My drawing was not a picture of a hat. It was a picture of a boa constrictor digesting an elephant. Then I drew the inside of the boa constrictor, so the grown-ups could understand. They always need explanations.
From: The Little Prince
Written and drawn by Antoine de Saint-Exupéry translated from the French by Katherine Woods
Harcourt, Brace & World, 1943
Ideas are everywhere. Ideas for stories and poems. Inventions are ideas, ideas to propel us into space or make life easier or more interesting. Sometimes a make-believe idea can come true. Sometimes it stays a daydream. I heard Johnny Cash’s daughter Roseanne tell her idea about ideas. They are everywhere looking for us. We catch them when we are ready to see and understand them.
Ever hear something that didn’t make sense, then it did? That happened to me when I was little. My mom and I could hardly walk through a crowded aisle at the grocery store. “What a bottleneck!” she said. I slapped my forehead in recognition and belly-laughed till tears came and I could hardly walk. Mom asked what was so funny? When I could talk, I told her, “I get it! A big crowd is cramming through a small space, just like ketchup! A bottle-neck!”
One time when I stayed for a weekend with my daughter and son-in-law, my oldest grandson woke early.
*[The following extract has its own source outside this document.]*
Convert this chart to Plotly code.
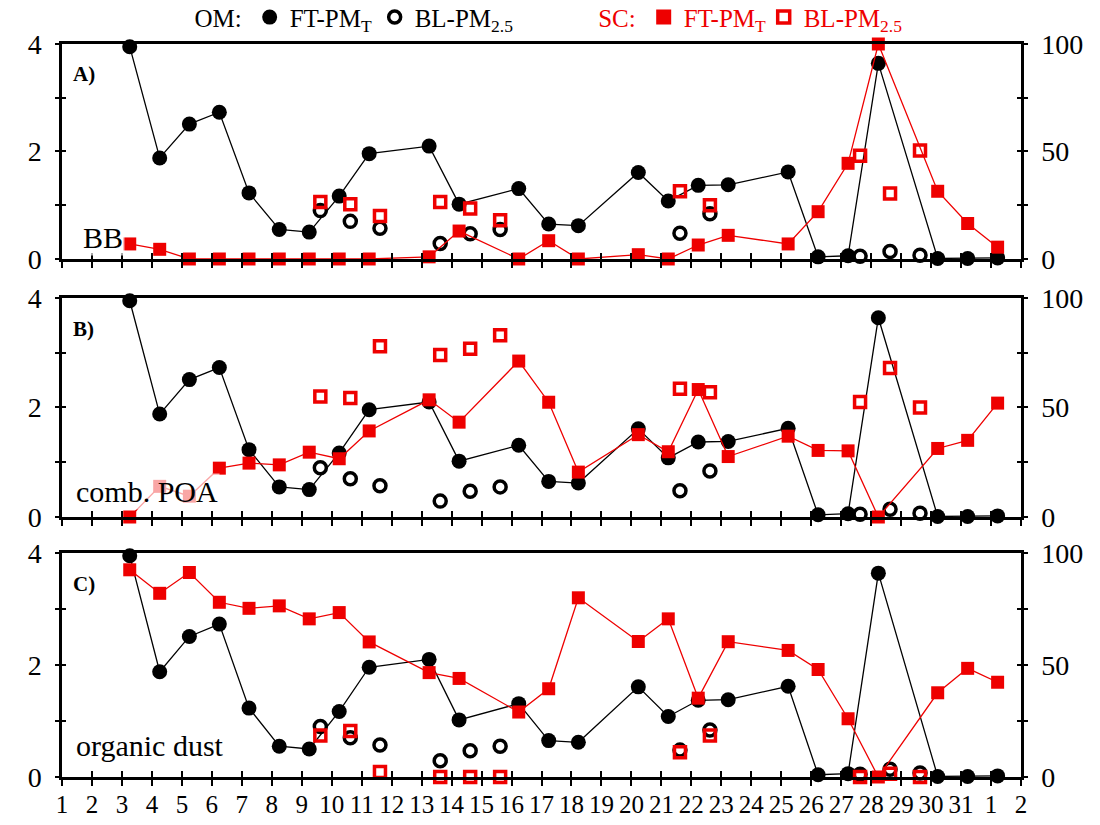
import plotly.graph_objects as go

# x axis: day of month (1..31, then 1, 2 of next month)
days = list(range(1, 34))
day_labels = ['1', '2', '3', '4', '5', '6', '7', '8', '9', '10', '11', '12', '13', '14', '15', '16',
              '17', '18', '19', '20', '21', '22', '23', '24', '25', '26', '27', '28', '29', '30', '31',
              '1', '2']

# sampling times
ft_x = [3.26, 4.26, 5.25, 6.25, 7.24, 8.25, 9.25, 10.25, 11.25, 13.25, 14.25, 16.24, 17.24,
        18.23, 20.23, 21.23, 22.23, 23.23, 25.23, 26.23, 27.23, 28.24, 30.22, 31.22, 32.22]
bl_x = [9.62, 10.62, 11.61, 13.62, 14.62, 15.62, 21.62, 22.62, 27.63, 28.63, 29.63]

# OM (left axis), same in every panel
om_ft = [3.95, 1.88, 2.51, 2.73, 1.23, 0.55, 0.50, 1.17, 1.96, 2.10, 1.02, 1.31, 0.65,
         0.62, 1.61, 1.08, 1.37, 1.38, 1.62, 0.04, 0.06, 3.64, 0.01, 0.01, 0.02]
om_bl = [0.90, 0.70, 0.57, 0.29, 0.47, 0.55, 0.48, 0.84, 0.05, 0.14, 0.07]

# source contributions in % (right axis)
bb_ft = [7, 4.5, 0, 0, 0, 0, 0, 0, 0, 1, 13, 0, 8.5,
         0, 2, 0, 6.5, 11, 7, 22, 44.5, 100, 31.5, 16.5, 5.5]
bb_bl = [26.5, 25.5, 20, 26.5, 23.5, 18, 31.5, 25, 48, 30.5, 50.5]

poa_ft = [0, 14, 9.5, 22.3, 24.6, 23.8, 29.6, 26.6, 39.3, 53.5, 43.3, 71.2, 52.4,
          20.5, 37.6, 29.8, 58.2, 27.6, 36.9, 30.4, 30.2, 0, 31.3, 35, 52]
poa_bl = [55, 54.3, 78, 74, 76.8, 83, 58.5, 57, 52.5, 68, 50]

dust_ft = [92.5, 82, 91.3, 78, 75.3, 76.4, 70.6, 73.4, 60.3, 46.6, 44, 29, 39.4,
           80, 60.5, 70.6, 35.2, 60.4, 56.5, 48, 26, 0, 37.6, 48.5, 42.3]
dust_bl = [18.5, 20.5, 2.2, 0, 0, 0, 11, 18.5, 0, 1.5, 0]

RED = '#ee0000'
FONT = 'Liberation Serif'

panels = [
    ('A)', 'BB', bb_ft, bb_bl, [0.7067, 1.0], 0.10),
    ('B)', 'comb. POA', poa_ft, poa_bl, [0.3547, 0.6535], 0.115),
    ('C)', 'organic dust', dust_ft, dust_bl, [0.0, 0.3056], 0.14),
]

tick_style = dict(tickwidth=2, tickcolor='black')
plain = dict(showgrid=False, zeroline=False)

fig = go.Figure()
layout = {}
annotations = []

for i, (tag, label, sc_ft, sc_bl, dom, label_y) in enumerate(panels):
    x_id = 'x' if i == 0 else f'x{i + 1}'
    yl_id = 'y' if i == 0 else f'y{2 * i + 1}'
    yr_id = f'y{2 * i + 2}'
    xin_id = f'x{4 + i}'
    ylin_id = f'y{7 + 2 * i}'
    yrin_id = f'y{8 + 2 * i}'

    # OM traces
    fig.add_trace(go.Scatter(x=ft_x, y=om_ft, mode='lines+markers',
                             line=dict(color='black', width=1.3),
                             marker=dict(color='black', size=15),
                             xaxis=x_id, yaxis=yl_id, showlegend=False, cliponaxis=False))
    fig.add_trace(go.Scatter(x=bl_x, y=om_bl, mode='markers',
                             marker=dict(symbol='circle-open', color='black', size=12,
                                         line=dict(color='black', width=3.5)),
                             xaxis=x_id, yaxis=yl_id, showlegend=False, cliponaxis=False))
    # SC traces
    fig.add_trace(go.Scatter(x=ft_x, y=sc_ft, mode='lines+markers',
                             line=dict(color=RED, width=1.3),
                             marker=dict(symbol='square', color=RED, size=13),
                             xaxis=x_id, yaxis=yr_id, showlegend=False, cliponaxis=False))
    fig.add_trace(go.Scatter(x=bl_x, y=sc_bl, mode='markers',
                             marker=dict(symbol='square-open', color=RED, size=11,
                                         line=dict(color=RED, width=3.5)),
                             xaxis=x_id, yaxis=yr_id, showlegend=False, cliponaxis=False))
    # empty traces so the inner-tick axes get drawn
    fig.add_trace(go.Scatter(x=[], y=[], xaxis=xin_id, yaxis=ylin_id, showlegend=False, hoverinfo='skip'))
    fig.add_trace(go.Scatter(x=[], y=[], xaxis=x_id, yaxis=yrin_id, showlegend=False, hoverinfo='skip'))

    xname = 'xaxis' if i == 0 else f'xaxis{i + 1}'
    ylname = 'yaxis' if i == 0 else f'yaxis{2 * i + 1}'
    layout[xname] = dict(domain=[0, 1], range=[1, 33], anchor=yl_id,
                         tickmode='array', tickvals=days, ticktext=day_labels,
                         showticklabels=(i == 2), ticks='outside', ticklen=6, **tick_style,
                         showline=True, linewidth=2.5, linecolor='black', mirror=True,
                         ticklabelstandoff=-3, tickfont=dict(size=25, color='black'), **plain)
    layout[ylname] = dict(domain=dom, range=[0, 4], anchor=x_id,
                          tickmode='array', tickvals=[0, 2, 4],
                          ticks='outside', ticklen=4, **tick_style,
                          minor=dict(dtick=1, ticks='outside', ticklen=4, **tick_style),
                          showline=True, linewidth=2.5, linecolor='black',
                          ticklabelstandoff=8, tickfont=dict(size=28, color='black'), **plain)
    layout[f'yaxis{2 * i + 2}'] = dict(overlaying=yl_id, side='right', anchor=x_id, range=[0, 100],
                                       tickmode='array', tickvals=[0, 50, 100],
                                       ticks='outside', ticklen=4, **tick_style,
                                       minor=dict(dtick=25, ticks='outside', ticklen=4, **tick_style),
                                       showline=True, linewidth=2.5, linecolor='black',
                                       ticklabelstandoff=8, tickfont=dict(size=28, color='black'), **plain)
    # inner halves of the crossing tick marks
    layout[f'xaxis{4 + i}'] = dict(overlaying=x_id, anchor=yl_id, side='bottom', range=[1, 33],
                                   tickmode='array', tickvals=days, ticks='inside', ticklen=6,
                                   **tick_style, showticklabels=False, showline=False, **plain)
    layout[f'yaxis{7 + 2 * i}'] = dict(overlaying=yl_id, anchor=x_id, side='left', range=[0, 4],
                                       tickmode='linear', tick0=0, dtick=1, ticks='inside', ticklen=4,
                                       **tick_style, showticklabels=False, showline=False, **plain)
    layout[f'yaxis{8 + 2 * i}'] = dict(overlaying=yl_id, anchor=x_id, side='right', range=[0, 100],
                                       tickmode='linear', tick0=0, dtick=25, ticks='inside', ticklen=4,
                                       **tick_style, showticklabels=False, showline=False, **plain)

    annotations.append(dict(text=f'<b>{tag}</b>', xref=f'{x_id} domain', yref=f'{yl_id} domain',
                            x=0.009, y=0.86, xanchor='left', yanchor='middle', showarrow=False,
                            font=dict(size=21, color='black')))
    annotations.append(dict(text=label, xref=f'{x_id} domain', yref=f'{yl_id} domain',
                            x=0.013 if i else 0.02, y=label_y, xanchor='left', yanchor='middle',
                            showarrow=False, bgcolor='rgba(255,255,255,0.65)', borderpad=1,
                            font=dict(size=30, color='black')))

# legend entries
fig.add_trace(go.Scatter(x=[None], y=[None], mode='markers', name='FT-PM<sub>T</sub>',
                         marker=dict(color='black', size=15), legend='legend', legendwidth=80))
fig.add_trace(go.Scatter(x=[None], y=[None], mode='markers', name='BL-PM<sub>2.5</sub>',
                         marker=dict(symbol='circle-open', color='black', size=12,
                                     line=dict(color='black', width=3.5)), legend='legend'))
fig.add_trace(go.Scatter(x=[None], y=[None], mode='markers', name='FT-PM<sub>T</sub>',
                         marker=dict(symbol='square', color=RED, size=15), legend='legend2',
                         legendwidth=75))
fig.add_trace(go.Scatter(x=[None], y=[None], mode='markers', name='BL-PM<sub>2.5</sub>',
                         marker=dict(symbol='square-open', color=RED, size=12,
                                     line=dict(color=RED, width=3.5)), legend='legend2'))

fig.update_layout(
    width=1100, height=825,
    margin=dict(l=62, r=79, t=44, b=48, autoexpand=False),
    paper_bgcolor='white', plot_bgcolor='white',
    font=dict(family=FONT, color='black'),
    annotations=annotations,
    legend=dict(orientation='h', x=0.136, xanchor='left', y=0.979, yanchor='middle',
                xref='paper', yref='container',
                title=dict(text='OM:', side='left', font=dict(size=25, color='black')),
                font=dict(size=25, color='black'), bgcolor='rgba(0,0,0,0)'),
    legend2=dict(orientation='h', x=0.557, xanchor='left', y=0.979, yanchor='middle',
                 xref='paper', yref='container',
                 title=dict(text='SC:', side='left', font=dict(size=25, color=RED)),
                 font=dict(size=25, color=RED), bgcolor='rgba(0,0,0,0)'),
    **layout,
)

# drop the default 8px page margin so the figure fills the window exactly
fig.write_html('out.html', config={'displayModeBar': False},
               post_script="document.body.style.margin = '0';")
He crawled into my sleeping bag and we started talking about math. Me and math at 6:00 a.m. But okay. He wanted to know about fractions. Why is ½ bigger than ¼? The numbers belie the facts. I told him to imagine a pizza. He said he had that picture. Now cut it in half. How many pieces do you have? He answered: two, half and half. Cut your pizza in half again. Now how many pieces do you have? He answered: four. Forehead slapper. I could see his smile in the filtered early morning sunlight.
“Did my picture get into your brain?” I asked him. He nodded, still smiling. He’s only a couple of years away from being a teenager now, and fractions are second nature to him, not because of me, I think. My grandson has a math brain.
That’s a little bit where ideas come from. They are out there. We have to look for them and be ready to catch them. And sometimes we can share them in just the right way to let them live for someone else.
Stories are like that, I think. My brain works better in words than pictures, but I’m trying to change that. Pictures are easier to share, when we find the right words to do it!
April is National Poetry Month. Many poems are word-pictures. They can look like regular writing, but the pictures they give us or the memory they evoke or the music in them gives them away.
This one by Emily Dickenson about a sunset, looks like a poem on the page, but the picture--colors and movement of the water--explode from her brain to mine, and now yours, too!
Where Ships of Purple — gently toss --
On Seas of Daffodil --
Fantastic Sailors — mingle --
And then — the Wharf is still! --stay curious!